CHI-CHI'S Hepatitis outbreak kills 4th person



The victim was one of about 660 people who became ill last fall.
PITTSBURGH (AP) -- A 50-year-old Aliquippa man is the fourth person to have died from a hepatitis A outbreak traced to a Mexican restaurant in western Pennsylvania, his family's attorney said Saturday.
Frank Rossi died Thursday at UPMC Montefiore Hospital in Pittsburgh. Results of an autopsy performed Saturday weren't complete, but the death certificate lists the cause as "complications from hepatitis A," Atty. Richard Urick said.
Rossi was one of at least 660 people sickened in an outbreak last fall traced to green onions served at a Beaver County Chi-Chi's restaurant. Three others died shortly after the outbreak became known in early November.
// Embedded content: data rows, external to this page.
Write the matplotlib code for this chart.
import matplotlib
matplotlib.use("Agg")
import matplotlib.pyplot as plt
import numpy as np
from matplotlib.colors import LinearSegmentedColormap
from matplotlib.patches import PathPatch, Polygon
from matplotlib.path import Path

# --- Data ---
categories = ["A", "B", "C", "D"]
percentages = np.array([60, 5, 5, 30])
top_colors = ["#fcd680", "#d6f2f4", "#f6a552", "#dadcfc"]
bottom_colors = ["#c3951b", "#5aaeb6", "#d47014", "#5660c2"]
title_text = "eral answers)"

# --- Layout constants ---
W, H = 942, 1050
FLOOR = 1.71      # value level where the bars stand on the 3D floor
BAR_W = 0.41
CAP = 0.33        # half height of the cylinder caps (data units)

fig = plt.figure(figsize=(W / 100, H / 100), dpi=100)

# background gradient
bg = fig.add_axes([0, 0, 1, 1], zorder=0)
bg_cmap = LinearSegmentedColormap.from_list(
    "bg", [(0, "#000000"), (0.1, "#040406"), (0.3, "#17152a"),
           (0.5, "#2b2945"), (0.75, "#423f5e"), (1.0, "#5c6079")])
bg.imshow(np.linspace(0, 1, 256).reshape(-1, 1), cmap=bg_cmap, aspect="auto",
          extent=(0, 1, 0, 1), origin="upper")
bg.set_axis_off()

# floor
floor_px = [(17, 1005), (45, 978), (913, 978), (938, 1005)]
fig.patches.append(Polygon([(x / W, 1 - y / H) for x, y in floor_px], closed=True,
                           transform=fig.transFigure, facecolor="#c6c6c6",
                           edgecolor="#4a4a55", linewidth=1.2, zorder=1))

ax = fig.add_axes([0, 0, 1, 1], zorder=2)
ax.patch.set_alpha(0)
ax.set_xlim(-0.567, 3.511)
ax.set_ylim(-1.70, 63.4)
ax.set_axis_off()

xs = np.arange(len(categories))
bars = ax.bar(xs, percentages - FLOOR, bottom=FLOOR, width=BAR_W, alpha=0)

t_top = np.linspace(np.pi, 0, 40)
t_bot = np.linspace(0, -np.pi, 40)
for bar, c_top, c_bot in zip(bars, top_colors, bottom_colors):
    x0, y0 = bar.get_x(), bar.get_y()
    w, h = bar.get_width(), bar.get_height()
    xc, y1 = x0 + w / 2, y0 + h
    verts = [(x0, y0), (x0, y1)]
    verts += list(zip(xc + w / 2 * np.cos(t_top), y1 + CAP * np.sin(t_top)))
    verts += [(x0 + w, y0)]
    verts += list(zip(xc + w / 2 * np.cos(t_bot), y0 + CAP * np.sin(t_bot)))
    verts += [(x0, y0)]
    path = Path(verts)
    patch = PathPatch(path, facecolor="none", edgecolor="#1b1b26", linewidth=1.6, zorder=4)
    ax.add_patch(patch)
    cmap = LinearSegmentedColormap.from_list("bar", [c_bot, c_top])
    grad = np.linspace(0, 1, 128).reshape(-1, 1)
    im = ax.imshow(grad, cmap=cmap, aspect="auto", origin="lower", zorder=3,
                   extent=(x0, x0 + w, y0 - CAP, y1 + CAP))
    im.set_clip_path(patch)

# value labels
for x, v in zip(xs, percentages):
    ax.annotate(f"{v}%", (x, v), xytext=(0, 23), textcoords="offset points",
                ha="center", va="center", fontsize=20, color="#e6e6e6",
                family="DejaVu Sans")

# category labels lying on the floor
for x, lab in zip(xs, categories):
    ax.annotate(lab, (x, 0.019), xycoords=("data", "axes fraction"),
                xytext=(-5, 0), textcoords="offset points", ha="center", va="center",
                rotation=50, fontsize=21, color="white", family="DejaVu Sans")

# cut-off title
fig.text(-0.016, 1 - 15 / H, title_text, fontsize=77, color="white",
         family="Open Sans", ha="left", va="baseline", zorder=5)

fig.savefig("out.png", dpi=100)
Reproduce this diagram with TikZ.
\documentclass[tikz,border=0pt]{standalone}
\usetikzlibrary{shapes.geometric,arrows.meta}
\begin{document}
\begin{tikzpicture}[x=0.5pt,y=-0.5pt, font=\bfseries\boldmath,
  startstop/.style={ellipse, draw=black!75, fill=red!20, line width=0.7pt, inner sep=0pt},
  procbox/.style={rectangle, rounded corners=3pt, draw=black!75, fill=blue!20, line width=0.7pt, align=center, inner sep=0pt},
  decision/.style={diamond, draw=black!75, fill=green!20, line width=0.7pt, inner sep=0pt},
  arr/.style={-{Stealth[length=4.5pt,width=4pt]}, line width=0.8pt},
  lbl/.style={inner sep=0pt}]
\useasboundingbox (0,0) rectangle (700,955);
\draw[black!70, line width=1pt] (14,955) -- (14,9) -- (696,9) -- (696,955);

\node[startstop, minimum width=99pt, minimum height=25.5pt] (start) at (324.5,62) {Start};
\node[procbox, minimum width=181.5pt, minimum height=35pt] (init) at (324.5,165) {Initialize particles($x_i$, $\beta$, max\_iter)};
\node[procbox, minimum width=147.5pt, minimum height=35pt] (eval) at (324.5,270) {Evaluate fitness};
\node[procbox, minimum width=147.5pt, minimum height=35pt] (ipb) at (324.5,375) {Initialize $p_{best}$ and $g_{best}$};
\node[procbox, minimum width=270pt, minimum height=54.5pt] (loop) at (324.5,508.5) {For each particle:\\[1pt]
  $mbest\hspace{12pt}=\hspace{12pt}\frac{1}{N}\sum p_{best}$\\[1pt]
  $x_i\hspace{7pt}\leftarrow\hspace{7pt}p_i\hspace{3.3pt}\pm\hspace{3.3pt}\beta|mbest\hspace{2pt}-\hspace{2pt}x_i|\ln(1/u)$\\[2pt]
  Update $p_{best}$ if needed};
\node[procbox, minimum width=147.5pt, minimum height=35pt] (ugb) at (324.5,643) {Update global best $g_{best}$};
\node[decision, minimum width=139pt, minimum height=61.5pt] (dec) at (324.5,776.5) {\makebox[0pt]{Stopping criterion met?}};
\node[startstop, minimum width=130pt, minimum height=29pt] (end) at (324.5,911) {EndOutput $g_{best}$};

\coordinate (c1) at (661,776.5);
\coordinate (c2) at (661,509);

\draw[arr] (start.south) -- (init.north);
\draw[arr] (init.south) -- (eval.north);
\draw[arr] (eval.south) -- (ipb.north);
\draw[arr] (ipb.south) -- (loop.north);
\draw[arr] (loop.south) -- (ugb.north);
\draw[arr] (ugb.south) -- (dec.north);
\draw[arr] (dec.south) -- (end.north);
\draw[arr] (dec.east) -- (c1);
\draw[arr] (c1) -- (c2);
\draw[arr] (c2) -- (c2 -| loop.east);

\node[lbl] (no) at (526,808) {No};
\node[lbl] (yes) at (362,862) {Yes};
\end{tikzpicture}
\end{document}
The Food and Drug Administration said tainted green onions from Mexican farms caused the Pennsylvania outbreak and others last fall that sickened at least 300 people in Georgia, North Carolina and Tennessee.
Urick said Rossi's family will likely enter a mediation system for legal claims against Chi-Chi's. A federal bankruptcy judge is expected to approve the system Thursday in Delaware, where Chi-Chi's filed for bankruptcy in October, just weeks before the Pennsylvania outbreak occurred.
What happened
Families that can't settle claims in mediation will be given court permission to sue Chi-Chi's; court permission is required because bankrupt companies are generally shielded from lawsuits to protect their creditors.
The hospital performed an autopsy to pinpoint how the hepatitis A contributed to Rossi's death.
Rossi was still recovering from a heart valve replacement in February 2003 when he contracted hepatitis A.
He was in and out of hospitals in November and had been an inpatient since Dec. 26, all for various ailments stemming from hepatitis A, a virus that affects the liver, Urick said.